Thursday, February 19, 2009

A Business Proposition???

All is well on the financial front, however a teacher friend came to me with a business proposition that I have mulling over for the best couple of days. I think it is an excellent idea but the downside is I will lose a big chunk of my E fund.

So my friend would like for me to partner with her and open an early childcare/daycare center. My initial investment would be $10,000 for 35% ownership. We would also have to split the title of program director and work at the center 2-3 days a week from 3pm-6pm. The business plan seems solid, location is already zoned, and she is thinking about opening sometime around junish.

My concern is putting down $10,000 for only 35% ownership. Does that not seem right to you? If I am putting down $10,000 I want at least 40% ownership. Perhaps we could negotiate something like me investing $7000 for 30% ownership.

My second concern is my money being tied up for over six months with no return. The industry average for a day care center to reach profitability is 12 months (if we are lucky 7 months), however, in Philadelphia there is a waiting list at most day care centers.

This is a big risk...but this risk can change my life. From the projected income/expense it looks like I could bring in about $14000 gross my first year and then more and more the second and third year. There is the opportunity by year five for the business to grow to 2 more new center and etc. By then it should be all about the passive income!

Any advice or ideas??

until next time, think prosperous thoughts



The Monogamoney Duo said...

I would be careful ... even if there is a waiting list at daycare centers, people are cutting back and getting laid off ... if I had kids and got laid off, daycare would be one of the first expenses I cut. Not that it couldn't be a great business, but it is a huge risk and the projections could easily not come true. It's not that easy to open multiple locations, either. How much money is she putting up? If she is putting up 65% of the money then I think it's fair that she gets 65% ownership. But if she is putting up only as much as you, then I would forget it, or ask for 50% ownership, or at least 45% or something like that. It's not like she has this brilliant idea that no one else could have thought of. You could easily open a daycare center on your own. Think about whether she's really bringing enough to the table to demand 65% ownership.

Fabulously Broke said...

I agree with Monogamoney.

If $10,000 is 35% ownership, then it's only fair she gets 65%.

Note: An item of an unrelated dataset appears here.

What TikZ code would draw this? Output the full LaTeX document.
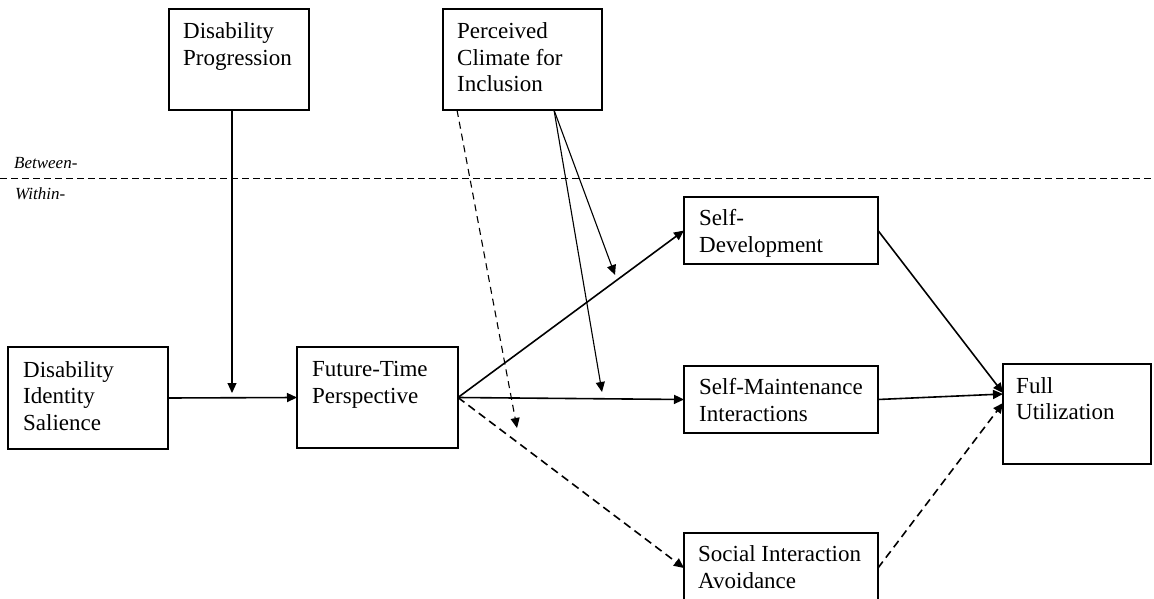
\documentclass[tikz,border=0pt]{standalone}
\usepackage{fontspec}
\setmainfont{Liberation Serif}
\usetikzlibrary{arrows.meta}
\begin{document}
\begin{tikzpicture}[x=1pt,y=-1pt,
  box/.style={draw=black, line width=1.2pt, anchor=north west, inner sep=0pt, outer sep=0pt},
  txt/.style={anchor=base west, inner sep=0pt, font=\fontsize{23}{26.5}\selectfont},
  lvl/.style={anchor=base west, inner sep=0pt, font=\fontsize{17}{19}\selectfont\itshape},
  arr/.style={line width=1.6pt, -{Triangle[length=10pt,width=9pt]}},
  darr/.style={arr, dash pattern=on 8pt off 5pt},
  thin/.style={line width=1.1pt, -{Triangle[length=10pt,width=9pt]}},
  dthin/.style={thin, dash pattern=on 7pt off 5pt}]
\useasboundingbox (0,0) rectangle (1154,599);
\clip (0,0) rectangle (1154,599);
\fill[white] (0,0) rectangle (1154,599);
% boxes
\node[box, minimum width=140pt, minimum height=101pt] (dp) at (169,9) {};
\node[box, minimum width=159pt, minimum height=101pt] (pci) at (443,9) {};
\node[box, minimum width=160pt, minimum height=102pt] (dis) at (8,347) {};
\node[box, minimum width=161pt, minimum height=101pt] (ftp) at (297,347) {};
\node[box, minimum width=194pt, minimum height=67pt] (sd) at (684,197) {};
\node[box, minimum width=194pt, minimum height=67pt] (smi) at (684,366) {};
\node[box, minimum width=194pt, minimum height=70pt] (sia) at (684,533) {};
\node[box, minimum width=148pt, minimum height=100pt] (fu) at (1003,364) {};
% texts
\node[txt] (dpt) at ([xshift=14pt,yshift=-30pt]dp.north west) {\parbox[t]{130pt}{Disability\\Progression}};
\node[txt] (pcit) at ([xshift=14pt,yshift=-30pt]pci.north west) {\parbox[t]{140pt}{Perceived\\Climate for\\Inclusion}};
\node[txt] (dist) at ([xshift=15pt,yshift=-30pt]dis.north west) {\parbox[t]{150pt}{Disability\\Identity\\Salience}};
\node[txt] (ftpt) at ([xshift=15pt,yshift=-29.5pt]ftp.north west) {\parbox[t]{150pt}{Future-Time\\Perspective}};
\node[txt] (sdt) at ([xshift=15pt,yshift=-28.5pt]sd.north west) {\parbox[t]{180pt}{Self-\\Development}};
\node[txt] (smit) at ([xshift=15pt,yshift=-28.5pt]smi.north west) {\parbox[t]{180pt}{Self-Maintenance\\Interactions}};
\node[txt] (siat) at ([xshift=14pt,yshift=-28.5pt]sia.north west) {\parbox[t]{180pt}{Social Interaction\\Avoidance}};
\node[txt] (fut) at ([xshift=13pt,yshift=-29pt]fu.north west) {\parbox[t]{130pt}{Full\\Utilization}};
% level labels and separator
\node[lvl] (btw) at (14,168) {Between-};
\node[lvl] (wth) at (15,200) {Within-};
\coordinate (sepl) at (0,178);
\coordinate (sepr) at (1154,178);
\draw[line width=1pt, dash pattern=on 7pt off 4pt] (sepl) -- (sepr);
% moderation target points
\coordinate (m1) at (232,393);
\coordinate (m2) at (615,275);
\coordinate (m3) at (602,392);
\coordinate (m4) at (517,428);
% main paths
\draw[arr] (dis.east) -- (ftp.west);
\draw[arr] (ftp.east) -- (sd.west);
\draw[arr] (ftp.east) -- (smi.west);
\draw[darr] (ftp.east) -- (sia.west);
\draw[arr] (sd.east) -- ([yshift=21pt]fu.west);
\draw[arr] (smi.east) -- ([yshift=20pt]fu.west);
\draw[darr] (sia.east) -- ([yshift=11pt]fu.west);
% moderators
\draw[thin] ([xshift=-7pt]dp.south) -- (m1);
\draw[thin] ([xshift=31.5pt]pci.south) -- (m2);
\draw[thin] ([xshift=31.5pt]pci.south) -- (m3);
\draw[dthin] ([xshift=-65.5pt]pci.south) -- (m4);
\end{tikzpicture}
\end{document}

But you should be careful going into business with a friend (or even family member). You may end up feeling resentful, not knowing how it changes your relationship in terms of separating work and personal.. and times are not exactly fabulous right now that parents are working constantly and need daycare.

Couldn't you do something like a home daycare in that case, and have less overhead? I've heard of people starting up their own home businesses, and they just buy a couple of toys, snacks, keep the living room clean/safe and from 3-6 they watch the kids and play with them.

I also am concerned about the EF chunk being taken out at this time.

With that being said, if you think it's a good idea, then you should go with your gut instead of not doing it and regretting it for the rest of your life.

Tessie said...

Yes, I think I have to agree with the first two comments. I'd really think about it seriously. Usually partnerships with friends don't turn out husband did this and he ended up doing all the work, and contributing most of the funds! Well, we chalked that one up to live and learn. I'm all for entrepreneurship, but child care doesn't seem like a growth industry right now. Here in Dallas it is really going down the tubes. But I will say, if that is absolutely your passion, than that's another thing. But like The Monogamoney Duo says, you can do it yourself! I am really really leery of business partnerships with friends and family. In my own experience, I have never seen one that turned out well.

Small Budget, Big Style Chick said...

There is definitely a need for affordable childcare in Philly, but I would tread carefully in going through with business ventures with friends. If you do go through with it, spend the extra money and time to hammer out an agreement with a lawyer that will protect you legally.